Key things to remember about divination

  • Divination is a West and West Central African practice of seeking hidden knowledge or the future through spiritual means, usually with a trained diviner mediating between humans and spirits.

  • Enslaved Africans carried divination to the Americas, where it survived inside syncretic religions like Louisiana Voodoo, Santería (Regla de Ocha-Ifá), and Candomblé.

  • Divination supports learning objective AP African American Studies 1.7.A by showing how Indigenous spiritual practices blended with Christianity and Islam and were carried forward in the diaspora.

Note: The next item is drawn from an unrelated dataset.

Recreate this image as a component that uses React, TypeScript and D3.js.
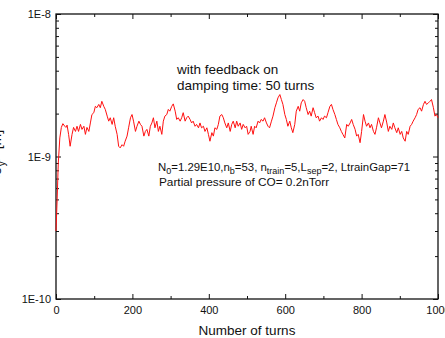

  • On the exam, divination works as concrete evidence of African cultural continuity and resilience under enslavement, not just a vocabulary word.

  • Divination is the information-seeking practice; ancestor veneration is the honoring practice. They often work together but are tested as distinct terms.

  • The blending of West African divination with Catholic saint veneration in Louisiana Voodoo is the classic exam example of religious syncretism.

Frequently asked questions about divination

What is divination in AP African American Studies?

Divination is a West and West Central African spiritual practice of seeking knowledge of the future or hidden truths through supernatural means, often via a diviner who communicates with spirits. It's tested in Topic 1.7 as evidence of practices carried into African diasporic religions.

Did divination die out after the transatlantic slave trade?

No. Divination survived enslavement and became part of syncretic diasporic religions like Louisiana Voodoo, Santería (Regla de Ocha-Ifá), and Candomblé. Its survival is exactly why the CED includes it, as proof of African cultural continuity in the Americas.

How is divination different from ancestor veneration?

Ancestor veneration is about honoring deceased family members through rituals and offerings; divination is about seeking answers or hidden knowledge from the spirit world. They're related practices in African cosmologies, but the exam treats them as separate terms.

How does divination connect to religious syncretism?

Divination is an Indigenous African practice that blended with Christianity and Islam to form new religions. In Louisiana Voodoo, for example, West African divination combined with Catholic saint veneration, and the exam labels that blend religious syncretism (EK 1.7.A.1 and 1.7.A.2).

Is divination on the AP African American Studies exam?

Yes. It appeared on the 2024 exam in Short Answer Question 4, and multiple-choice questions ask how divination functioned in diasporic communities and how it demonstrates syncretism in religions like Louisiana Voodoo.